REVIEW: We Need To Talk About Kevin

Tilda Swinton as Eva in We Need To Talk About Kevin

In a nuanced adaptation of Lionel Shriver’s high-school massacre novel, Lynne Ramsay looks beyond the tabloid headlines to craft a typically lyrical meditation on motherhood and the performance of family life. As in the book, easy explanations for such a tragic event are elided in favour of posing difficult, more fundamental questions. Ramsay’s illustration of the shockwaves from this single, shattering event as they spread from a single point in time, tainting the past, present and future, also tantalisingly suggests what her doomed adaptation of The Lovely Bones could have been, instead of the over-egged CGI schmaltz of Peter Jackson’s big budget affair.

Ramsay delivers a characteristically cinematic adaptation here, reworking the collected letters structure of the book into a multi-layered and intricately constructed portrait of one woman’s struggle to account for her son’s behaviour and, crucially, her own responsibility for it. The film pivots on the fraught relationship between Eva (Tilda Swinton) and her son, Kevin (played fantastically by a trio of young actors) whose murderous actions reverberate through their lives and the fabric of the film itself. The supporting cast is also uniformly solid, with John C Reilly ably filling out a necessarily sketchy role as the husband and father unable or unwilling to comprehend either his son’s apparent sociopathy or his wife’s alienation. Tilda Swinton as the tortured and benighted Eva is typically exceptional, managing to convey the full gamut of emotional complexity necessary with an effortlessness which seems to elude far too many Academy Award-winning performers.

Performance is an overt theme, with Kevin poking and prodding Eva, seemingly daring her to drop her pretence of performative motherhood. Whatever drives the precocious Kevin, from an early age he clearly senses that she doesn’t love him unreservedly, in the traditional sense – even articulates it to her during a conversation on the impending birth of Kevin’s sister – and rewards and even protects her after she snaps under provocation and physically attacks him. As impressive as Ezra Miller is as the teenage Kevin, it’s Jasper Newell, who plays Kevin between the ages of six and eight, toothless and taunting, perpetually diaper-clad, who lays the groundwork for Miller’s sleek and guileful performance. While Miller is chilling in a way we’re probably all too accustomed to (through countless teenage movie psychopaths), the film is as reliant on Newell’s prepubescent Kevin as it is on Swinton’s multi-faceted performance.
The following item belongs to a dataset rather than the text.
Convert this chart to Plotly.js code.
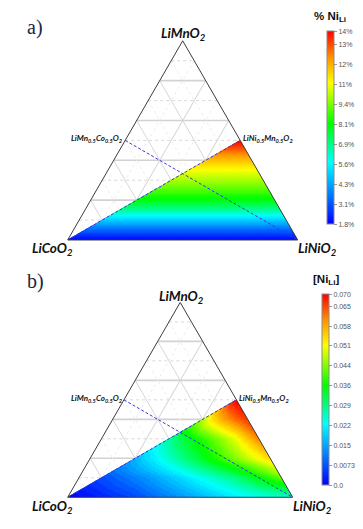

The subtle layers of allusion, the repeated visual and aural rhymes and repetitions, seem to reflect Eva’s present day predicament and her own trawling of the past for revelatory details and connections. A scene where Eva discovers a young Kevin vandalising a room she has carefully decorated is accompanied with a repetitive, non-diegetic swishing sound that matches the arcs of paint Kevin has sprayed on the walls. Much later, the sound is revealed to be that of the garden sprinklers that rain down on the murdered bodies of Eva’s husband and daughter. Ramsay’s film is similarly laced with visual threads – Kevin slathering bread with jam, Eva later eating a similar sandwich for Christmas dinner – that all loop back and forth through Kevin’s horrific act, trapping Eva in her self-excoriation.

Ramsay’s depiction of this psychological state is poetic without being mannered, lucid but not bludgeoning and a swift reminder of what a singular talent she is. We Need To Talk About Kevin is as engaging and masterfully constructed as Jackson’s Lovely Bones was epically misjudged, all of which makes Ramsay’s nine-year absence from cinemas, languishing in development hell since her last film (Morvern Callar, 2002), all the more maddening.

We Need To Talk About Kevin screens at the Glasgow Film Theatre from Tuesday 18th October – Thursday 3rd November.